Tax Court and District Court Decisions

Court Finds Frivolous Return Penalty Applies To Trustee: Stanojevich involves frivolous tax returns filed for a grantor trust which itself has no separate tax liability. The Court considers whether the penalties apply when the return was signed and submitted by the fiduciary. It concludes that nothing in the frivolous penalty statute states the penalty only applies when someone files their personal tax return. Since the taxpayer (in his capacity as trustee) filed the return, he can be subject to the penalty.

Court Blesses The Appointment of A Receiver To Sell A Taxpayer’s Personal Residence: In US v Mikulin, the taxpayer used a TIGTA report to support his argument that the IRS violated his rights by pursuing his residence via judicial collection rather than by administrative seizure. The district court in Texas noted it was too late to make the argument, but also that the report carries no statutory or legal authority and is merely the report of an audit conducted by TIGTA. The post also notes that whether judicial collection is more harmful than administrative seizure is more nuanced than the opinion or taxpayer suggest.

Used Car Seller’s Bonus Payments Do Not Constitute A Separate Trade or Business: In addition to being paid to sell cars, the petitioner in Schmerling, was paid amounts later reported on a 1099 for: 1) travelling to auctions to purchase cars to be resold by the dealer, 2) exceeding performance goals, and 3) selling car warranties. He treated the 1099 payments as a separate business and reported the income on a Schedule C. The Court found the bonus and warranty sales income was “inextricably intertwined and connected with” his status as an employee of the dealership and as a result, he could take expenses related to those income as an employee (subject to the miscellaneous itemized deduction limitations and pre-TCJA).


Another Tax Chat! in the Transforming Tax Administration Series : This post previews the (now past) Tax Chat about the IRS budget which looked at budget categories influence on IRS behavior and more, with the President’s Budget-in-Brief for the IRS and the IRS Strategic Operating Plan as background. The post also provides information on upcoming future Tax Chats.

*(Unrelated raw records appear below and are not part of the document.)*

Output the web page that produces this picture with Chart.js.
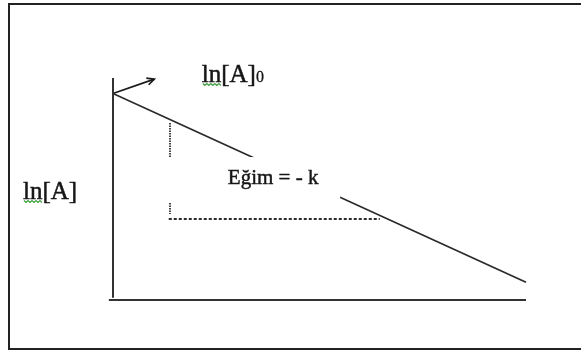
<!DOCTYPE html>
<html>
<head>
<meta charset="utf-8">
<script src="https://cdn.jsdelivr.net/npm/chart.js@4"></script>
<style>
  html, body { margin: 0; padding: 0; background: #fff; overflow: hidden; }
  #frame {
    position: absolute; left: 8px; top: 3px;
    width: 700px; height: 343px;
    border: 2px solid #222;
    border-right: none;
  }
  #wrap { position: absolute; left: 0; top: 0; width: 581px; height: 354px; }
</style>
</head>
<body>
<div id="frame"></div>
<div id="wrap"><canvas id="lnChart" width="581" height="354"></canvas></div>
<script>
// first-order plot: ln[A] = ln[A]0 - k t  (arbitrary units)
const tLine = [0, 10];
const lnALine = [9.3, 0.8];

// axes
const xAxisT = [-0.1, 10];
const xAxisLn = [0, 0];
const yAxisT = [0, 0];
const yAxisLn = [0.1, 10];

// arrow pointing to the intercept label
const arrowT = [0, 1.0];
const arrowLn = [9.3, 9.95];

// slope triangle (rise dotted, run dashed)
const riseT = [1.38, 1.38];
const riseLn = [7.97, 3.87];
const runT = [1.35, 6.46];
const runLn = [3.65, 3.65];

const toPoints = (xs, ys) => xs.map((x, i) => ({ x: x, y: ys[i] }));

function lineSet(label, xs, ys, color, width, dash) {
  return {
    label: label,
    data: toPoints(xs, ys),
    borderColor: color,
    borderWidth: width,
    borderDash: dash || [],
    pointRadius: 0,
    fill: false,
    clip: false,
    showLine: true,
  };
}

const SERIF = "'Liberation Serif', 'Times New Roman', serif";

// draws the open arrowhead, the white text box and the labels
const annotations = {
  id: "annotations",
  afterDatasetsDraw(chart) {
    const ctx = chart.ctx;
    const xs = chart.scales.x;
    const ys = chart.scales.y;
    const px = (t) => xs.getPixelForValue(t);
    const py = (v) => ys.getPixelForValue(v);

    // arrowhead
    const arrowMeta = chart.getDatasetMeta(2).data;
    const a = arrowMeta[0], b = arrowMeta[1];
    const ang = Math.atan2(b.y - a.y, b.x - a.x);
    ctx.save();
    ctx.strokeStyle = "#1a1a1a";
    ctx.lineWidth = 1.7;
    ctx.beginPath();
    ctx.moveTo(b.x - 8 * Math.cos(ang - 0.45), b.y - 8 * Math.sin(ang - 0.45));
    ctx.lineTo(b.x, b.y);
    ctx.lineTo(b.x - 8 * Math.cos(ang + 0.45), b.y - 8 * Math.sin(ang + 0.45));
    ctx.stroke();
    ctx.restore();

    // white text box that hides part of the line
    ctx.save();
    ctx.fillStyle = "#fff";
    const bx0 = px(1.14), bx1 = px(5.5), by0 = py(6.44), by1 = py(4.37);
    ctx.fillRect(bx0, by0, bx1 - bx0, by1 - by0);
    ctx.restore();

    function txt(s, x, y, size, weight) {
      ctx.font = size + "px " + SERIF;
      ctx.fillText(s, x, y);
      ctx.lineWidth = weight;
      ctx.strokeText(s, x, y);
      return ctx.measureText(s).width;
    }

    ctx.save();
    ctx.fillStyle = "#161616";
    ctx.strokeStyle = "#161616";
    ctx.textBaseline = "alphabetic";
    ctx.textAlign = "left";

    // ln[A]0
    const tx = px(2.15), tyb = py(9.82);
    const w1 = txt("ln[A]", tx, tyb, 25, 0.5);
    ctx.font = "25px " + SERIF;
    const wLn = ctx.measureText("ln").width;
    txt("0", tx + w1, tyb, 16, 0.3);

    // ln[A] on the y axis
    const lx = px(-2.18), lyb = py(4.55);
    txt("ln[A]", lx, lyb, 25, 0.5);

    // slope label
    txt("Eğim = - k", px(2.78), py(5.23), 21, 0.45);
    ctx.restore();

    // spell-check squiggles under "ln"
    function squiggle(x0, y0, w) {
      ctx.save();
      ctx.strokeStyle = "#3f9f3f";
      ctx.lineWidth = 1.2;
      ctx.beginPath();
      for (let x = 0; x <= w; x += 2) {
        const y = y0 + ((x / 2) % 2 === 0 ? 0 : 2);
        if (x === 0) ctx.moveTo(x0 + x, y);
        else ctx.lineTo(x0 + x, y);
      }
      ctx.stroke();
      ctx.restore();
    }
    squiggle(tx + 1, tyb + 1.5, wLn);
    squiggle(lx + 1, lyb + 1.5, wLn);
  },
};

new Chart(document.getElementById("lnChart").getContext("2d"), {
  type: "scatter",
  data: {
    datasets: [
      lineSet("x axis", xAxisT, xAxisLn, "#333", 2),
      lineSet("y axis", yAxisT, yAxisLn, "#333", 2),
      lineSet("arrow", arrowT, arrowLn, "#1a1a1a", 1.7),
      lineSet("ln[A]", tLine, lnALine, "#2a2a2a", 1.7),
      lineSet("rise", riseT, riseLn, "#444", 2, [1.5, 1]),
      lineSet("run", runT, runLn, "#2a2a2a", 2, [3, 2]),
    ],
  },
  options: {
    responsive: false,
    animation: false,
    layout: { padding: { left: 113, right: 55, top: 78, bottom: 54 } },
    scales: {
      x: { type: "linear", min: 0, max: 10, display: false },
      y: { type: "linear", min: 0, max: 10, display: false },
    },
    plugins: {
      legend: { display: false },
      tooltip: { enabled: false },
    },
  },
  plugins: [annotations],
});
</script>
</body>
</html>
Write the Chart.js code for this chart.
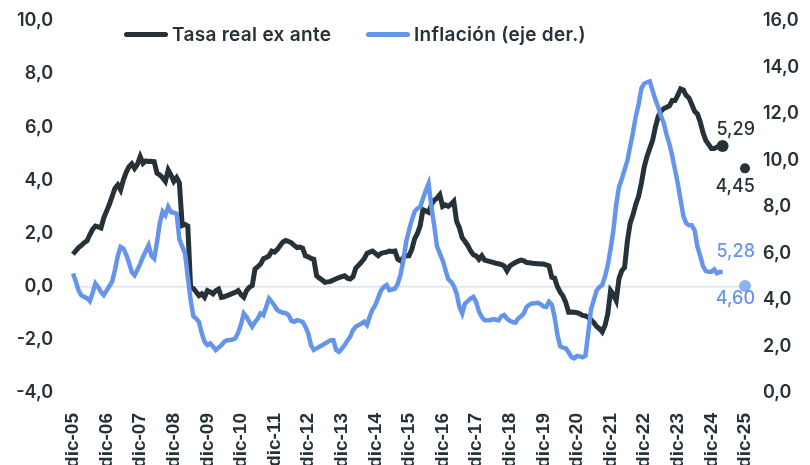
<!DOCTYPE html>
<html lang="es">
<head>
<meta charset="utf-8">
<script src="https://cdn.jsdelivr.net/npm/chart.js@4.4.1/dist/chart.umd.min.js"></script>
<style>
  html, body { margin: 0; padding: 0; background: #fff; overflow: hidden; }
  #wrap { position: relative; width: 810px; height: 465px; overflow: hidden; }
  #chart { position: absolute; left: 0; top: -10px; }
  .legend { position: absolute; top: 23px; left: 0; font: 600 19px Inter, sans-serif; letter-spacing: 0.3px; color: #263238; }
  .legend-item { position: absolute; display: flex; align-items: center; white-space: nowrap; }
  .legend-line { width: 44px; height: 5px; border-radius: 3px; margin-right: 4px; }
</style>
</head>
<body>
<div id="wrap">
  <canvas id="chart" width="810" height="475"></canvas>
  <div class="legend">
    <div class="legend-item" style="left:124px"><span class="legend-line" style="background:#263238"></span>Tasa real ex ante</div>
    <div class="legend-item" style="left:366px"><span class="legend-line" style="background:#6595eb"></span>Inflación (eje der.)</div>
  </div>
</div>
<script>
const DARK = "#263238";
const BLUE = "#6595eb";
const BLUE_LIGHT = "#8fb1ef";

// months dic-05 .. dic-25
const MONTHS = ["ene", "feb", "mar", "abr", "may", "jun", "jul", "ago", "sep", "oct", "nov", "dic"];
const FIRST_YEAR = 2005;
const LAST_YEAR = 2025;

// Tasa real ex ante (eje izq.), mensual desde dic-05
const TASA_REAL = [
  1.22, 1.35, 1.47, 1.55, 1.65, 1.72, 1.95, 2.15, 2.28, 2.25, 2.21, 2.59,
  2.84, 3.10, 3.40, 3.70, 3.83, 3.64, 4.02, 4.30, 4.51, 4.62, 4.45, 4.60,
  4.89, 4.64, 4.73, 4.71, 4.72, 4.70, 4.27, 4.20, 4.10, 3.96, 4.39, 4.20,
  3.96, 4.10, 3.90, 2.30, 2.34, 2.28, -0.02, -0.07, -0.20, -0.34, -0.27, -0.40,
  -0.15, -0.20, -0.27, -0.15, -0.09, -0.40, -0.38, -0.34, -0.30, -0.25, -0.21, -0.15,
  -0.30, -0.40, -0.15, -0.02, 0.04, 0.66, 0.75, 0.85, 1.05, 1.10, 1.16, 1.34,
  1.30, 1.40, 1.55, 1.68, 1.74, 1.70, 1.65, 1.55, 1.47, 1.49, 1.45, 1.16,
  1.12, 1.06, 1.03, 0.41, 0.32, 0.25, 0.16, 0.18, 0.20, 0.25, 0.30, 0.34,
  0.38, 0.41, 0.32, 0.29, 0.37, 0.70, 0.80, 0.92, 1.05, 1.25, 1.30, 1.34,
  1.25, 1.16, 1.25, 1.28, 1.30, 1.34, 1.32, 1.34, 1.03, 0.97, 1.10, 1.16,
  1.16, 1.40, 1.80, 2.00, 2.30, 2.90, 2.85, 2.80, 3.08, 3.25, 3.33, 3.46,
  3.02, 3.08, 3.02, 3.10, 3.21, 2.46, 2.21, 1.84, 1.70, 1.55, 1.34, 1.20,
  1.16, 1.03, 1.16, 1.00, 0.97, 0.94, 0.91, 0.88, 0.86, 0.83, 0.78, 0.60,
  0.78, 0.85, 0.91, 0.96, 1.00, 0.97, 0.91, 0.90, 0.88, 0.87, 0.86, 0.85,
  0.85, 0.82, 0.78, 0.35, 0.32, 0.00, -0.21, -0.35, -0.60, -0.96, -0.95, -0.96,
  -0.98, -1.02, -1.08, -1.10, -1.15, -1.25, -1.35, -1.50, -1.58, -1.70, -1.46, -1.02,
  -0.15, -0.30, -0.52, 0.30, 0.60, 0.72, 1.72, 2.40, 2.70, 3.10, 3.40, 3.90,
  4.50, 4.90, 5.20, 5.50, 6.00, 6.40, 6.60, 6.70, 6.75, 6.80, 7.00, 7.00,
  7.20, 7.44, 7.40, 7.19, 7.10, 6.85, 6.60, 6.50, 6.20, 5.80, 5.50, 5.35,
  5.20, 5.20, 5.25, 5.28, 5.29
];

// Inflación anual (eje der.), mensual desde dic-05
const INFLACION = [
  5.14, 4.80, 4.40, 4.20, 4.13, 4.08, 3.95, 4.30, 4.71, 4.55, 4.35, 4.21,
  4.40, 4.60, 4.80, 5.30, 5.90, 6.28, 6.21, 5.95, 5.60, 5.20, 5.06, 5.30,
  5.55, 5.85, 6.10, 6.35, 5.90, 5.78, 6.50, 7.30, 7.80, 7.64, 8.00, 7.78,
  7.75, 7.71, 6.60, 6.30, 6.00, 5.00, 4.00, 3.30, 3.20, 3.05, 2.56, 2.20,
  2.06, 2.13, 2.00, 1.85, 1.95, 2.06, 2.20, 2.27, 2.28, 2.30, 2.35, 2.60,
  2.95, 3.42, 3.27, 3.05, 2.85, 3.05, 3.20, 3.42, 3.35, 3.70, 4.06, 3.92,
  3.75, 3.56, 3.50, 3.45, 3.43, 3.35, 3.10, 3.06, 3.13, 3.10, 3.06, 2.85,
  2.56, 2.06, 1.85, 1.92, 1.99, 2.05, 2.13, 2.20, 2.27, 2.27, 1.85, 1.77,
  1.90, 2.06, 2.25, 2.42, 2.70, 2.85, 2.92, 2.98, 3.06, 2.92, 3.30, 3.60,
  3.78, 4.10, 4.40, 4.56, 4.64, 4.42, 4.45, 4.49, 4.70, 5.10, 5.71, 6.50,
  7.00, 7.42, 7.80, 7.93, 8.00, 8.36, 8.70, 9.00, 8.00, 7.20, 6.30, 6.00,
  5.71, 5.30, 4.90, 4.78, 4.60, 4.28, 3.70, 3.42, 3.85, 3.95, 4.06, 4.13,
  3.90, 3.50, 3.27, 3.13, 3.13, 3.13, 3.18, 3.15, 3.13, 3.30, 3.35, 3.20,
  3.10, 3.05, 3.02, 3.20, 3.30, 3.42, 3.70, 3.80, 3.85, 3.86, 3.88, 3.82,
  3.72, 3.70, 3.92, 3.80, 3.27, 2.50, 2.00, 1.95, 1.92, 1.75, 1.55, 1.49,
  1.59, 1.57, 1.53, 1.60, 2.56, 3.60, 3.99, 4.40, 4.55, 4.64, 5.00, 5.50,
  6.20, 7.00, 8.10, 8.85, 9.20, 9.60, 10.00, 10.60, 11.20, 11.90, 12.40, 13.10,
  13.30, 13.36, 13.40, 13.00, 12.60, 12.29, 11.90, 11.60, 11.10, 10.70, 10.20, 9.60,
  9.00, 8.30, 7.60, 7.30, 7.21, 7.21, 7.00, 6.30, 5.90, 5.45, 5.25, 5.21,
  5.21, 5.31, 5.15, 5.20, 5.20
];

// valores proyectados a dic-25 y etiquetas de cierre
const PROY_TASA_REAL = 4.45;
const PROY_INFLACION = 4.60;
const ETIQ_TASA_ULTIMA = "5,29";
const ETIQ_INFL_ULTIMA = "5,28";
const ETIQ_TASA_PROY = "4,45";
const ETIQ_INFL_PROY = "4,60";

const labels = [];
labels.push("dic-" + String(FIRST_YEAR).slice(2));
for (let y = FIRST_YEAR + 1; y <= LAST_YEAR; y++) {
  MONTHS.forEach((m) => labels.push(m + "-" + String(y).slice(2)));
}
const lastIdx = TASA_REAL.length - 1;
const projIdx = labels.length - 1;
const projReal = labels.map((_, i) => (i === projIdx ? PROY_TASA_REAL : null));
const projInfl = labels.map((_, i) => (i === projIdx ? PROY_INFLACION : null));

const fmt = (v) => v.toFixed(1).replace(".", ",");

const endLabels = {
  id: "endLabels",
  afterDatasetsDraw(chart) {
    const { ctx, scales } = chart;
    const xEnd = scales.x.getPixelForValue(projIdx) + 10;
    const items = [
      [ETIQ_TASA_ULTIMA, DARK, scales.y.getPixelForValue(TASA_REAL[lastIdx]) - 16],
      [ETIQ_TASA_PROY, DARK, scales.y.getPixelForValue(PROY_TASA_REAL) + 18],
      [ETIQ_INFL_ULTIMA, BLUE, scales.y1.getPixelForValue(INFLACION[lastIdx]) - 20],
      [ETIQ_INFL_PROY, BLUE, scales.y1.getPixelForValue(PROY_INFLACION) + 13],
    ];
    ctx.save();
    ctx.font = "500 18px Inter, sans-serif";
    ctx.textAlign = "right";
    ctx.textBaseline = "middle";
    items.forEach(([txt, color, y]) => {
      ctx.fillStyle = color;
      ctx.fillText(txt, xEnd, y);
    });
    ctx.restore();
  },
};

new Chart(document.getElementById("chart"), {
  type: "line",
  data: {
    labels,
    datasets: [
      {
        label: "Inflación (eje der.)",
        data: INFLACION,
        yAxisID: "y1",
        borderColor: BLUE,
        borderWidth: 4.5,
        pointRadius: 0,
        tension: 0,
        order: 1,
      },
      {
        label: "Tasa real ex ante",
        data: TASA_REAL,
        yAxisID: "y",
        borderColor: DARK,
        backgroundColor: DARK,
        borderWidth: 5,
        pointRadius: TASA_REAL.map((_, i) => (i === lastIdx ? 6 : 0)),
        pointBackgroundColor: DARK,
        pointBorderWidth: 0,
        tension: 0,
        order: 2,
      },
      {
        data: projReal,
        yAxisID: "y",
        showLine: false,
        pointRadius: 5,
        pointBorderWidth: 0,
        pointBackgroundColor: DARK,
        order: 0,
      },
      {
        data: projInfl,
        yAxisID: "y1",
        showLine: false,
        pointRadius: 6,
        pointBorderWidth: 0,
        pointBackgroundColor: BLUE_LIGHT,
        order: 0,
      },
    ],
  },
  options: {
    responsive: false,
    animation: false,
    layout: { padding: { left: 0, right: 0, top: 0, bottom: 0 } },
    plugins: { legend: { display: false }, tooltip: { enabled: false } },
    scales: {
      x: {
        grid: { display: false },
        border: { display: false },
        afterFit: (s) => { s.height = 72; },
        ticks: {
          autoSkip: false,
          minRotation: 90,
          maxRotation: 90,
          padding: 12,
          color: DARK,
          font: { family: "'Liberation Sans', Arial, sans-serif", size: 19, weight: "bold" },
          callback: (v, i) => (labels[i].startsWith("dic") ? labels[i] : ""),
        },
      },
      y: {
        position: "left",
        min: -4,
        max: 10,
        border: { display: false },
        afterFit: (s) => { s.width = 73; },
        grid: {
          drawTicks: false,
          color: (c) => (c.tick && c.tick.value === 0 ? "#dde3e9" : "transparent"),
          lineWidth: 1.5,
        },
        ticks: {
          stepSize: 2,
          padding: 20,
          color: DARK,
          font: { family: "Inter, sans-serif", size: 18, weight: "600" },
          callback: (v) => fmt(v),
        },
      },
      y1: {
        position: "right",
        min: 0,
        max: 16,
        border: { display: false },
        afterFit: (s) => { s.width = 65; },
        grid: { display: false, drawTicks: false },
        ticks: {
          stepSize: 2,
          padding: 18,
          color: DARK,
          font: { family: "Inter, sans-serif", size: 18, weight: "600" },
          callback: (v) => fmt(v),
        },
      },
    },
  },
  plugins: [endLabels],
});
</script>
</body>
</html>
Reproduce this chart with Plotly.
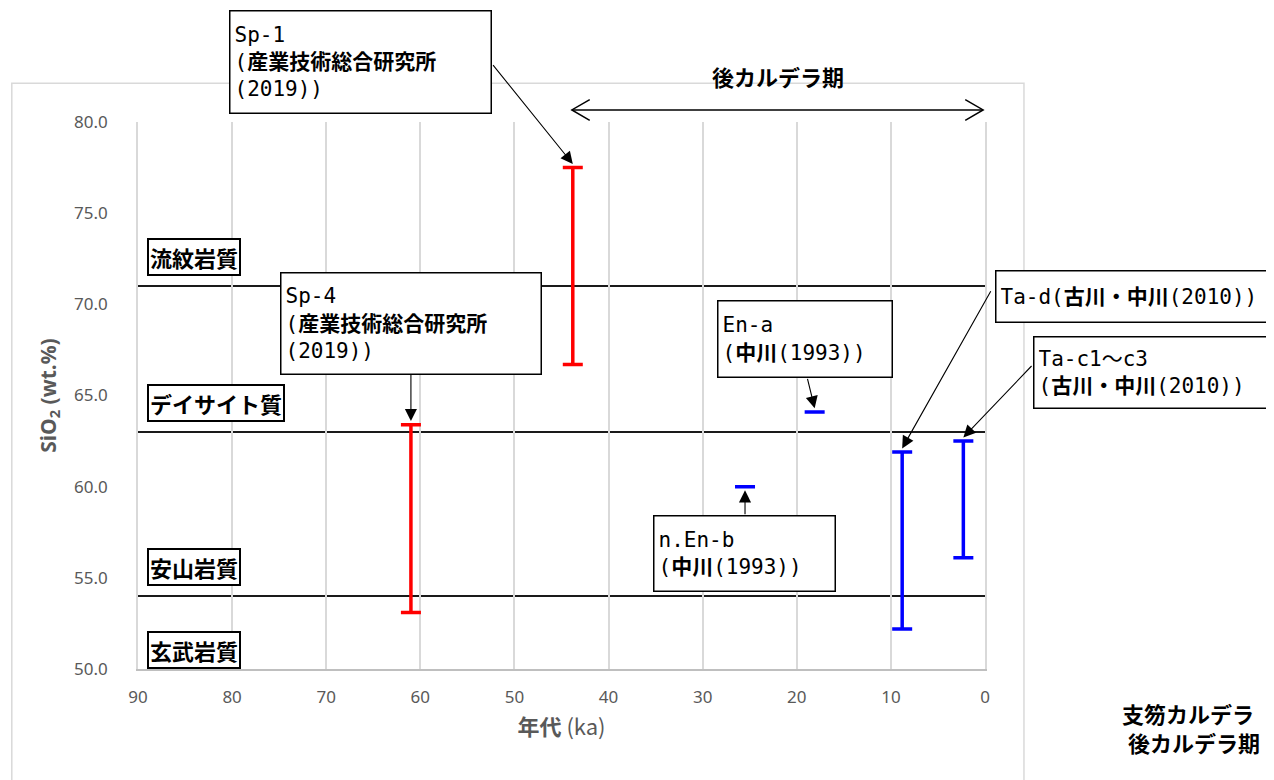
import plotly.graph_objects as go

# SiO2 range of each tephra (wt.%) against age (ka)
names = ["Sp-1", "Sp-4", "En-a", "n.En-b", "Ta-d", "Ta-c1～c3"]
ages_ka = [43.8, 61.0, 18.1, 25.5, 8.8, 2.3]
sio2_min = [66.7, 53.1, 64.1, 60.0, 52.2, 56.1]
sio2_max = [77.5, 63.4, 64.1, 60.0, 61.9, 62.5]
bar_colors = ["#ff0000", "#ff0000", "#0000ff", "#0000ff", "#0000ff", "#0000ff"]

# rock type boundaries (SiO2 wt.%) and names
boundary_sio2 = [71, 63, 54]
rock_labels = ["流紋岩質", "デイサイト質", "安山岩質", "玄武岩質"]

x_ticks = [90, 80, 70, 60, 50, 40, 30, 20, 10, 0]
y_ticks = [50, 55, 60, 65, 70, 75, 80]
y_ticktext = ["%.1f" % v for v in y_ticks]

callout_text = {
    "Sp-1": "Sp-1<br>(<b>産業技術総合研究所</b><br>(2019))",
    "Sp-4": "Sp-4<br>(<b>産業技術総合研究所</b><br>(2019))",
    "En-a": "En-a<br>(<b>中川</b>(1993))",
    "n.En-b": "n.En-b<br>(<b>中川</b>(1993))",
    "Ta-d": "Ta-d(<b>古川・中川</b>(2010))",
    "Ta-c1～c3": "Ta-c1～c3<br>(<b>古川・中川</b>(2010))",
}

CJK = "Noto Sans CJK JP"
MONO = "DejaVu Sans Mono, Noto Sans CJK JP"
GRAY = "#595959"

fig = go.Figure()

for col in ["#ff0000", "#0000ff"]:
    idx = [i for i, c in enumerate(bar_colors) if c == col]
    fig.add_trace(go.Scatter(
        x=[ages_ka[i] for i in idx],
        y=[sio2_min[i] for i in idx],
        mode="markers",
        marker=dict(size=1, color="rgba(0,0,0,0)"),
        error_y=dict(
            type="data", symmetric=False,
            array=[sio2_max[i] - sio2_min[i] for i in idx],
            arrayminus=[0] * len(idx),
            color=col, thickness=3.5, width=10,
        ),
        showlegend=False, hoverinfo="skip",
    ))

shapes = []
# outer chart frame
shapes.append(dict(type="rect", xref="paper", yref="paper",
                   x0=-0.149, x1=1.046, y0=-0.25, y1=1.071,
                   line=dict(color="#d9d9d9", width=1.5), layer="below"))
for b in boundary_sio2:
    shapes.append(dict(type="line", xref="paper", yref="y", x0=0, x1=1, y0=b, y1=b,
                       line=dict(color="#1a1a1a", width=2), layer="between"))

# 後カルデラ期 double arrow
arr_y = 1.022
shapes.append(dict(type="line", xref="x", yref="paper", x0=43.9, x1=0.2,
                   y0=arr_y, y1=arr_y, line=dict(color="black", width=1.5)))
shapes.append(dict(type="path", xref="x", yref="paper",
                   path="M 42.0,%f L 43.9,%f L 42.0,%f" % (arr_y + 0.019, arr_y, arr_y - 0.019),
                   line=dict(color="black", width=1.5)))
shapes.append(dict(type="path", xref="x", yref="paper",
                   path="M 2.1,%f L 0.2,%f L 2.1,%f" % (arr_y + 0.019, arr_y, arr_y - 0.019),
                   line=dict(color="black", width=1.5)))

annotations = []

# rock type labels
for i, lab in enumerate(rock_labels):
    if i < len(boundary_sio2):
        yv, anchor, shift = boundary_sio2[i], "bottom", 10
    else:
        yv, anchor, shift = boundary_sio2[-1], "top", -35
    annotations.append(dict(
        x=90, y=yv, xref="x", yref="y", xanchor="left", yanchor=anchor,
        xshift=9, yshift=shift, text="<b>%s</b>" % lab, showarrow=False,
        font=dict(family=CJK, size=22, color="black"),
        bgcolor="white", bordercolor="black", borderwidth=2, borderpad=1,
    ))

# callout boxes (paper position of top-left corner, box size)
boxes = {
    "Sp-1": (0.1074, 1.2048, 252, 93),
    "Sp-4": (0.1677, 0.7258, 251, 92),
    "En-a": (0.6836, 0.6746, 165, 67),
    "n.En-b": (0.6080, 0.2815, 172, 66),
    "Ta-d": (1.0118, 0.7294, 300, 42),
    "Ta-c1～c3": (1.0567, 0.6088, 227, 62),
}
for name, (bx, by, bw, bh) in boxes.items():
    annotations.append(dict(
        x=bx, y=by, xref="paper", yref="paper", xanchor="left", yanchor="top",
        text=callout_text[name], showarrow=False, align="left", valign="middle",
        width=bw, height=bh,
        font=dict(family=MONO, size=21, color="black"),
        bgcolor="white", bordercolor="black", borderwidth=1.5, borderpad=4,
    ))

# arrows: tail position (age, SiO2) and which end of the bar they point at
tails = {
    "Sp-1": (52.4, 83.2, "top"),
    "Sp-4": (61.0, 66.2, "top"),
    "En-a": (18.9, 66.0, "top"),
    "n.En-b": (25.5, 58.4, "bottom"),
    "Ta-d": (-0.7, 70.8, "top"),
    "Ta-c1～c3": (-5.1, 66.7, "top"),
}
for i, name in enumerate(names):
    tx, ty, end = tails[name]
    tip_y = sio2_max[i] + 0.2 if end == "top" else sio2_min[i] - 0.2
    annotations.append(dict(
        x=ages_ka[i], y=tip_y, ax=tx, ay=ty, xref="x", yref="y", axref="x", ayref="y",
        text="", showarrow=True, arrowhead=2, arrowsize=2.2, arrowwidth=1.1,
        arrowcolor="black", standoff=0,
    ))

annotations.append(dict(
    x=22, y=1.117, xref="x", yref="paper", text="<b>後カルデラ期</b>", showarrow=False,
    font=dict(family=CJK, size=22, color="black"),
))
annotations.append(dict(
    x=1.159, y=-0.080, xref="paper", yref="paper", xanchor="left", yanchor="middle",
    text="<b>支笏カルデラ</b>", showarrow=False,
    font=dict(family=CJK, size=22, color="black"),
))
annotations.append(dict(
    x=1.167, y=-0.134, xref="paper", yref="paper", xanchor="left", yanchor="middle",
    text="<b>後カルデラ期</b>", showarrow=False,
    font=dict(family=CJK, size=22, color="black"),
))

fig.update_layout(
    width=1274, height=780,
    # the page body adds an 8px offset, margins account for it
    margin=dict(l=130, r=297, t=114, b=119),
    paper_bgcolor="white", plot_bgcolor="white",
    shapes=shapes, annotations=annotations,
    hovermode=False,
    xaxis=dict(
        range=[90, 0], tickvals=x_ticks, showgrid=True, gridcolor="#d9d9d9", gridwidth=1.5,
        zeroline=False, showline=True, linecolor="#bfbfbf", linewidth=1.5,
        tickfont=dict(family="Noto Sans", size=17, color=GRAY), ticklabelstandoff=12,
        title=dict(text="<b>年代</b> (ka)", font=dict(family=CJK, size=22, color=GRAY), standoff=12),
    ),
    yaxis=dict(
        range=[50, 80], tickvals=y_ticks, ticktext=y_ticktext, showgrid=False,
        zeroline=False, showline=True, mirror=True, linecolor="#d9d9d9", linewidth=1.5,
        tickfont=dict(family="Noto Sans", size=17, color=GRAY), ticklabelstandoff=25,
        title=dict(text="<b>SiO<sub>2</sub> (wt.%)</b>", font=dict(family="Noto Sans", size=21, color=GRAY), standoff=12),
    ),
)

fig.write_html("out.html")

Neo-TikTok-Tology: This post looks at the levels of reliability in advice provided about tax issues on TikTok and whether the platform is evolving in such a way where relying upon the seemingly reliable advice could be a basis for reasonable cause for taxpayers, especially those who cannot afford professional and tailored tax advice. The posts shares links to some of the subject TikTok accounts, whether good or bad, and provides examples of the types of advice given before turning back to analyzing whether a reasonable cause argument exists under existing regulations and case law.

Frequently Asked Questions: This year’s April Fool’s Day post parodies IRS Frequently Asked Questions.